Given data =
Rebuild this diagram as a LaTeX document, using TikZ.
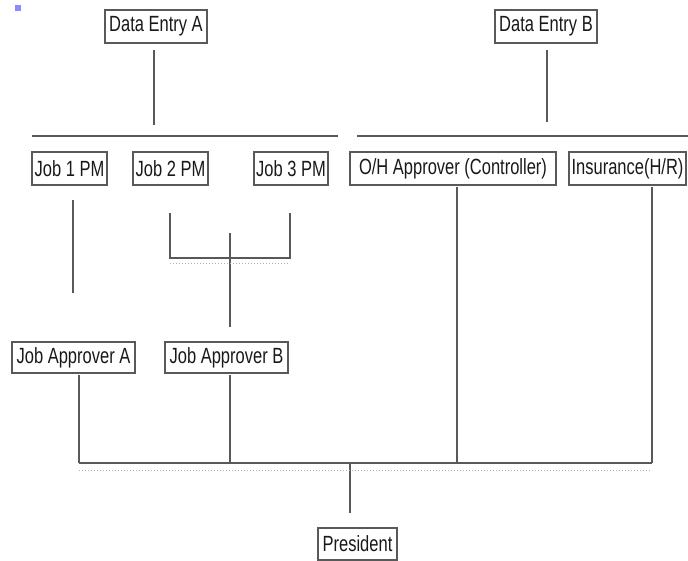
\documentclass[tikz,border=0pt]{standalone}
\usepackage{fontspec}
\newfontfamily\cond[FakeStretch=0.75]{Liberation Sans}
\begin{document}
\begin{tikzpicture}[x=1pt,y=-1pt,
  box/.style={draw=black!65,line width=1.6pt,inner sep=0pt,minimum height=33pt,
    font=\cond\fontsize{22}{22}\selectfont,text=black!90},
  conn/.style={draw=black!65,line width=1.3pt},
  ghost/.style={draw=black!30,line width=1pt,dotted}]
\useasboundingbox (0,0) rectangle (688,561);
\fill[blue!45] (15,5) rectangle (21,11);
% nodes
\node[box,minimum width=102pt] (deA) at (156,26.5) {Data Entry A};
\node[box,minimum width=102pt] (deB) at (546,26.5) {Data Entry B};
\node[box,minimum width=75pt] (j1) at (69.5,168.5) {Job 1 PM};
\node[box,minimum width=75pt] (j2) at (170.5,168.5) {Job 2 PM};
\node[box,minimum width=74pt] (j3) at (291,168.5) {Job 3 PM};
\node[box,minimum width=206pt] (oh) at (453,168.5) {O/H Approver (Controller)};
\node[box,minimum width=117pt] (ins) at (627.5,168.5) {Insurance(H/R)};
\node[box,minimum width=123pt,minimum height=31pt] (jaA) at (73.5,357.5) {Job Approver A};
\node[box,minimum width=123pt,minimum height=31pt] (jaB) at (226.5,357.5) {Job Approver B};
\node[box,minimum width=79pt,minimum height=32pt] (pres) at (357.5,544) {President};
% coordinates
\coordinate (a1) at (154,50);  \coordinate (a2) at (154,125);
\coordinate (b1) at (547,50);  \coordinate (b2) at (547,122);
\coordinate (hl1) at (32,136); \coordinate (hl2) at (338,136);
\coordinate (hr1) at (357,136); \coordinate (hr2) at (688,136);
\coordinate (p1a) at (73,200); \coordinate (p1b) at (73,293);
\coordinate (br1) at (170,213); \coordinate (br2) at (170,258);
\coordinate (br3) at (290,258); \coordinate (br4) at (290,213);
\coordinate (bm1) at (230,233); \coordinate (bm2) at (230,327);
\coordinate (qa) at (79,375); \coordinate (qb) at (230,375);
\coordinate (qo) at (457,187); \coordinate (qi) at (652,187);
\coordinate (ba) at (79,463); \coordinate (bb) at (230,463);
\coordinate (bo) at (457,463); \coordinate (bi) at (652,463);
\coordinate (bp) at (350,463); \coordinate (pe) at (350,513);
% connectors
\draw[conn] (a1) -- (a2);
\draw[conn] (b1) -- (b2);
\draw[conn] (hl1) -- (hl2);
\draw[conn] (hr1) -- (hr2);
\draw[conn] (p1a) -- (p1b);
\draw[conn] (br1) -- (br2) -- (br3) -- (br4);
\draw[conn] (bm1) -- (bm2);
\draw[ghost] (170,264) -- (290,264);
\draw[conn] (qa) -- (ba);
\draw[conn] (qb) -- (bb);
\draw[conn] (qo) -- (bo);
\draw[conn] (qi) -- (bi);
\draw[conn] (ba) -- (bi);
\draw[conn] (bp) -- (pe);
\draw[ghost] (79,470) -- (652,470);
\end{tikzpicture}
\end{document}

Exercise =
Omit the pictures, then output the rest of the listing exactly.

Task result =
Rebuild this diagram as a LaTeX document, using TikZ.
\documentclass[tikz,border=0pt]{standalone}
\usepackage{fontspec}
\newfontfamily\cond[FakeStretch=0.75]{Liberation Sans}
\begin{document}
\begin{tikzpicture}[x=1pt,y=-1pt,
  box/.style={draw=black!65,line width=1.6pt,inner sep=0pt,minimum height=33pt,
    font=\cond\fontsize{22}{22}\selectfont,text=black!90},
  conn/.style={draw=black!65,line width=1.3pt},
  ghost/.style={draw=black!30,line width=1pt,dotted}]
\useasboundingbox (0,0) rectangle (688,561);
\fill[blue!45] (15,5) rectangle (21,11);
% nodes
\node[box,minimum width=102pt] (deA) at (156,26.5) {Data Entry A};
\node[box,minimum width=102pt] (deB) at (546,26.5) {Data Entry B};
\node[box,minimum width=75pt] (j1) at (69.5,168.5) {Job 1 PM};
\node[box,minimum width=75pt] (j2) at (170.5,168.5) {Job 2 PM};
\node[box,minimum width=74pt] (j3) at (291,168.5) {Job 3 PM};
\node[box,minimum width=206pt] (oh) at (453,168.5) {O/H Approver (Controller)};
\node[box,minimum width=117pt] (ins) at (627.5,168.5) {Insurance(H/R)};
\node[box,minimum width=123pt,minimum height=31pt] (jaA) at (73.5,357.5) {Job Approver A};
\node[box,minimum width=123pt,minimum height=31pt] (jaB) at (226.5,357.5) {Job Approver B};
\node[box,minimum width=79pt,minimum height=32pt] (pres) at (357.5,544) {President};
% coordinates
\coordinate (a1) at (154,50);  \coordinate (a2) at (154,125);
\coordinate (b1) at (547,50);  \coordinate (b2) at (547,122);
\coordinate (hl1) at (32,136); \coordinate (hl2) at (338,136);
\coordinate (hr1) at (357,136); \coordinate (hr2) at (688,136);
\coordinate (p1a) at (73,200); \coordinate (p1b) at (73,293);
\coordinate (br1) at (170,213); \coordinate (br2) at (170,258);
\coordinate (br3) at (290,258); \coordinate (br4) at (290,213);
\coordinate (bm1) at (230,233); \coordinate (bm2) at (230,327);
\coordinate (qa) at (79,375); \coordinate (qb) at (230,375);
\coordinate (qo) at (457,187); \coordinate (qi) at (652,187);
\coordinate (ba) at (79,463); \coordinate (bb) at (230,463);
\coordinate (bo) at (457,463); \coordinate (bi) at (652,463);
\coordinate (bp) at (350,463); \coordinate (pe) at (350,513);
% connectors
\draw[conn] (a1) -- (a2);
\draw[conn] (b1) -- (b2);
\draw[conn] (hl1) -- (hl2);
\draw[conn] (hr1) -- (hr2);
\draw[conn] (p1a) -- (p1b);
\draw[conn] (br1) -- (br2) -- (br3) -- (br4);
\draw[conn] (bm1) -- (bm2);
\draw[ghost] (170,264) -- (290,264);
\draw[conn] (qa) -- (ba);
\draw[conn] (qb) -- (bb);
\draw[conn] (qo) -- (bo);
\draw[conn] (qi) -- (bi);
\draw[conn] (ba) -- (bi);
\draw[conn] (bp) -- (pe);
\draw[ghost] (79,470) -- (652,470);
\end{tikzpicture}
\end{document}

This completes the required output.